>> START

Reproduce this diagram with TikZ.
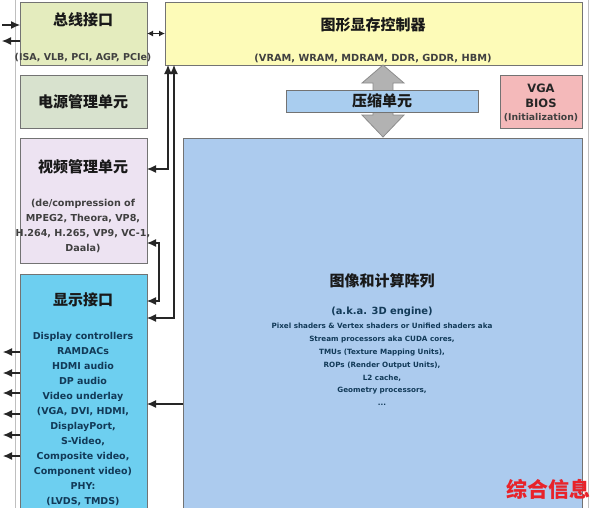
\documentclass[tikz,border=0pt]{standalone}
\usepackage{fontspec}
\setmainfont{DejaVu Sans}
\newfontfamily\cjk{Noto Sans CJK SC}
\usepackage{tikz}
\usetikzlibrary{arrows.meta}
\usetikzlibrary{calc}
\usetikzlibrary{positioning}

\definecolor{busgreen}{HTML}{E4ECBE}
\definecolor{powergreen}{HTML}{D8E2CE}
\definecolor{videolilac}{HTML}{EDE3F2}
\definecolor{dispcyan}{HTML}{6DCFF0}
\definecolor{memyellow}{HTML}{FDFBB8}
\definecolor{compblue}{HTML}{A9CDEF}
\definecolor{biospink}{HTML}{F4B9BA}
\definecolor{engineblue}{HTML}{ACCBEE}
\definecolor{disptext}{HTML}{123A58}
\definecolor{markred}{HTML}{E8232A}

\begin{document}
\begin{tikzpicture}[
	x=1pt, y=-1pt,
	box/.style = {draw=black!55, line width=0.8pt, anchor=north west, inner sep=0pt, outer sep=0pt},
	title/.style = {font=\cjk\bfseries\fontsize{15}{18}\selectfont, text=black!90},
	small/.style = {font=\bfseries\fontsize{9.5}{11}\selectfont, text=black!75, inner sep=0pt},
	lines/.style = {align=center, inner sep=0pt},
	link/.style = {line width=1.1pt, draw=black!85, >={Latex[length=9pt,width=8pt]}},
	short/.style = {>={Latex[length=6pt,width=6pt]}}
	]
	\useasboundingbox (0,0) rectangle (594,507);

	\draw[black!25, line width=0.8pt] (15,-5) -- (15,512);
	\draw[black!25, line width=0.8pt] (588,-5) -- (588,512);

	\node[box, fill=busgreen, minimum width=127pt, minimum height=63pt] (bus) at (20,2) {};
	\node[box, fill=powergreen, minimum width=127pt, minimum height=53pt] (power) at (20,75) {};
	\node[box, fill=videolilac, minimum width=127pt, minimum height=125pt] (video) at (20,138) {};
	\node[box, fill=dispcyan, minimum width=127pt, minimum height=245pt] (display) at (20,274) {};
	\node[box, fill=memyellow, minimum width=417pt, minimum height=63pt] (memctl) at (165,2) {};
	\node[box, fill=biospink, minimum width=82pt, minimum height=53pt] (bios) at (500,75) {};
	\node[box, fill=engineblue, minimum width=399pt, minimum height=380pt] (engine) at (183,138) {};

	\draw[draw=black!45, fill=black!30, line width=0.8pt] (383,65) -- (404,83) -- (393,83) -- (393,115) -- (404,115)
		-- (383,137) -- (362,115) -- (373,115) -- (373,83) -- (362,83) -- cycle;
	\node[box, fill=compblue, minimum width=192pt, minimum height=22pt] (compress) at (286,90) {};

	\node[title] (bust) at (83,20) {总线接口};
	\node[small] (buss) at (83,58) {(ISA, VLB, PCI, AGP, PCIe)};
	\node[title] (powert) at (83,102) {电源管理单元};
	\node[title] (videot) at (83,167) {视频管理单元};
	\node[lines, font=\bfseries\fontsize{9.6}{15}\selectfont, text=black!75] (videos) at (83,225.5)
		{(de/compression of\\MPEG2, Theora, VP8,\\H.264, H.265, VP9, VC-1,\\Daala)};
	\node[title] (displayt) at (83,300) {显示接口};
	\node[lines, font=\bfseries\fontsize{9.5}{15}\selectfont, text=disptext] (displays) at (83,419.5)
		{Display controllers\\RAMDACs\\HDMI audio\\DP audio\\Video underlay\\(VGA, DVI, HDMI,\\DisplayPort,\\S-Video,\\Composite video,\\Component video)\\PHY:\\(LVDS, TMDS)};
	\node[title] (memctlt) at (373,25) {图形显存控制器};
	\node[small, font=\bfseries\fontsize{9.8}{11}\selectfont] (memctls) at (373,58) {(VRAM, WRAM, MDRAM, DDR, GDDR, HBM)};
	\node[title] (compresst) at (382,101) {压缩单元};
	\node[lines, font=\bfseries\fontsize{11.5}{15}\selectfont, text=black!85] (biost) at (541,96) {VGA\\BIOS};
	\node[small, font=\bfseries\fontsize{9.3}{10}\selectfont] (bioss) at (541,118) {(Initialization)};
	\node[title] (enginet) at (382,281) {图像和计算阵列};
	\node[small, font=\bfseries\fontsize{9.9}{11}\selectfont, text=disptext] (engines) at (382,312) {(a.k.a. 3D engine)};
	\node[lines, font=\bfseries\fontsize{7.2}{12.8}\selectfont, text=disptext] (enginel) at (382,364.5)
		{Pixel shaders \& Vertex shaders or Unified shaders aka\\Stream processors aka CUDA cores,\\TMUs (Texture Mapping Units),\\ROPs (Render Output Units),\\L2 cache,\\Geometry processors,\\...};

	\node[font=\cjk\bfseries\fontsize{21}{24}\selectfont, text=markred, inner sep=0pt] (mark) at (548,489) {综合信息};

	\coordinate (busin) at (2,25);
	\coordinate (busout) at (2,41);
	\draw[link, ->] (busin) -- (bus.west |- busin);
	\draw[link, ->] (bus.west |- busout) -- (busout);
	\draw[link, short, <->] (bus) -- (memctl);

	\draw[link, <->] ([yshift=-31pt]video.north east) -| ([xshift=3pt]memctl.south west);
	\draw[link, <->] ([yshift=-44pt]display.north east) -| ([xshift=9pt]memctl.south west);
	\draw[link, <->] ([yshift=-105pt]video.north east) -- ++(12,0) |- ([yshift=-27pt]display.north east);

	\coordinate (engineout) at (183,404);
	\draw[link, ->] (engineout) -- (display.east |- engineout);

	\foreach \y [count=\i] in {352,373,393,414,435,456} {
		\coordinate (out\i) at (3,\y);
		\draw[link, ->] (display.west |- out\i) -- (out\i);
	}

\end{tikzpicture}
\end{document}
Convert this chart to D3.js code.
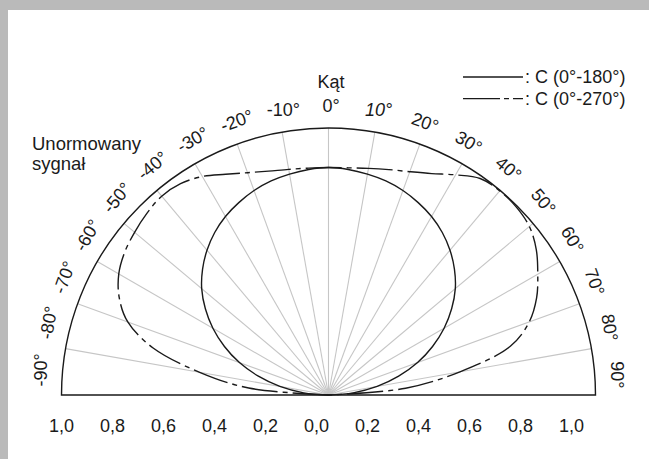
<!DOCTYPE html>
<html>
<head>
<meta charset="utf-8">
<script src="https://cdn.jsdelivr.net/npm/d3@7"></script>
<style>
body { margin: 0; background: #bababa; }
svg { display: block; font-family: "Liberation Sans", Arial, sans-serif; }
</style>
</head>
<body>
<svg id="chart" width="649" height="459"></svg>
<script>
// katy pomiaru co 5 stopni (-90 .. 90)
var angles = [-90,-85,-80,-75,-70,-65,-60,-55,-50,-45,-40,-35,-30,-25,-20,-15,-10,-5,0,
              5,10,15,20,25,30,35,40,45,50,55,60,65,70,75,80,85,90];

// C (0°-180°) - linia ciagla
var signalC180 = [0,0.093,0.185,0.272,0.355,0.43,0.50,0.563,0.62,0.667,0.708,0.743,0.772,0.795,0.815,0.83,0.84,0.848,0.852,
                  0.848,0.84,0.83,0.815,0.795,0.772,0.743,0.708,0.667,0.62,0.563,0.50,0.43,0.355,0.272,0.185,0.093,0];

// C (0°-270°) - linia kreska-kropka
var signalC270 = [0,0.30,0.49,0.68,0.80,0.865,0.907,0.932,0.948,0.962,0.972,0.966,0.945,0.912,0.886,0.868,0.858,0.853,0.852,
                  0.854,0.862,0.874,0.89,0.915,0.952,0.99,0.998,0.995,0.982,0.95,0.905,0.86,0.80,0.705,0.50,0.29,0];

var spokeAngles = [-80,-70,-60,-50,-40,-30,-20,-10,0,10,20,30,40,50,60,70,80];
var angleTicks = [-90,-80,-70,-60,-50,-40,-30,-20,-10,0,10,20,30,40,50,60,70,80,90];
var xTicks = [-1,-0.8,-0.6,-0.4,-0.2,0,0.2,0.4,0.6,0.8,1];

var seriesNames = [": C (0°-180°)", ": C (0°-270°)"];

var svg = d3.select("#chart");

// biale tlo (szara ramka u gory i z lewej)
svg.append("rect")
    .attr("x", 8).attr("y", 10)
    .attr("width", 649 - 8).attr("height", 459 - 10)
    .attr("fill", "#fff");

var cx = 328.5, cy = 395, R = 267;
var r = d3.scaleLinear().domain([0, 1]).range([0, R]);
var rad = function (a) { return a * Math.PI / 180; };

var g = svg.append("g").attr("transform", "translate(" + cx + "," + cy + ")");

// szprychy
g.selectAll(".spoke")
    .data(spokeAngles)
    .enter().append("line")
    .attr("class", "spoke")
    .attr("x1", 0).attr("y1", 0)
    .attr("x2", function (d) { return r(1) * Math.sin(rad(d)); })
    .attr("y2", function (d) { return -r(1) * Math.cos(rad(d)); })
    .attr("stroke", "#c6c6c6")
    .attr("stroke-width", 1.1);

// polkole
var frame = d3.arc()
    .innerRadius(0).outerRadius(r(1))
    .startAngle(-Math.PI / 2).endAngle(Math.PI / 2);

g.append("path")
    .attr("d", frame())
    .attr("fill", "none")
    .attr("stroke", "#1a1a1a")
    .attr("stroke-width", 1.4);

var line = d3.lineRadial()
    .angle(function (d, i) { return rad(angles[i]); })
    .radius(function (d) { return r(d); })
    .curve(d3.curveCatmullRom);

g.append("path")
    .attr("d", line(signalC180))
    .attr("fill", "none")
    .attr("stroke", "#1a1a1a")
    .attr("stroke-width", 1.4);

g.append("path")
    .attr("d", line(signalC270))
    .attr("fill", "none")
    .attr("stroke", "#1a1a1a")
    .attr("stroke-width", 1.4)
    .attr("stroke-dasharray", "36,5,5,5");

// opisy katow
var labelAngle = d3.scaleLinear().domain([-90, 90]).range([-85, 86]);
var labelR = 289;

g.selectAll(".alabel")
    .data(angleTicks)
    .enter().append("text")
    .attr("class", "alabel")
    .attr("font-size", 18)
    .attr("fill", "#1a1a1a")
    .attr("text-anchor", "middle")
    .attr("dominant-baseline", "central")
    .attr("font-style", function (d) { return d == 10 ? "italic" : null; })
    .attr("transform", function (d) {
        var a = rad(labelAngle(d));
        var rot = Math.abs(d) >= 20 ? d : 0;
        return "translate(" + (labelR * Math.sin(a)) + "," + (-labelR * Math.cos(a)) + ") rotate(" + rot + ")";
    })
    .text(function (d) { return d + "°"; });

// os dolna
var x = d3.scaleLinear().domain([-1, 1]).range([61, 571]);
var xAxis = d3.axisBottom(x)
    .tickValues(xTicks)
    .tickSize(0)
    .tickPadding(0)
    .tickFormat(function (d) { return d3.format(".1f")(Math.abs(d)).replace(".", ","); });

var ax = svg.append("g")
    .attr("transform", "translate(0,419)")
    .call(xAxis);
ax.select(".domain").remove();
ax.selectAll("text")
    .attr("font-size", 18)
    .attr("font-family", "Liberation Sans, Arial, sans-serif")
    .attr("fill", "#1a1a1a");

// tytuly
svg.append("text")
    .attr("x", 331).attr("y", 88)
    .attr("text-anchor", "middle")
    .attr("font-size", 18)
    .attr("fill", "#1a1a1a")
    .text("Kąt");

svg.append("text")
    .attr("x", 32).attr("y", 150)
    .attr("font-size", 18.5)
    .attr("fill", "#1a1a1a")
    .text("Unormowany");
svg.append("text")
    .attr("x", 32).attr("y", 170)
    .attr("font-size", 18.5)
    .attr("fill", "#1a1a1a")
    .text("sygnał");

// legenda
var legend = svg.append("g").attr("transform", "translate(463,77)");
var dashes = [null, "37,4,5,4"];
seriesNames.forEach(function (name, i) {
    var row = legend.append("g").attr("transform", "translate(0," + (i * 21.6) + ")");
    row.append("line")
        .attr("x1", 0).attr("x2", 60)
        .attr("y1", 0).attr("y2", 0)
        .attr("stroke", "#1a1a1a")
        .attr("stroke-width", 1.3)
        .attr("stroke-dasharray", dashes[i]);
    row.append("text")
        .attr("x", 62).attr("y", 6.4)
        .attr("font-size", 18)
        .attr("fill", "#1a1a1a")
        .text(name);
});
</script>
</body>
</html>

>> END

Exercise goal :: Every line of the records that includes the word "chart" should be gathered.

Task solution ::
Convert this chart to D3.js code.
<svg id="chart" width="649" height="459"></svg>
var svg = d3.select("#chart");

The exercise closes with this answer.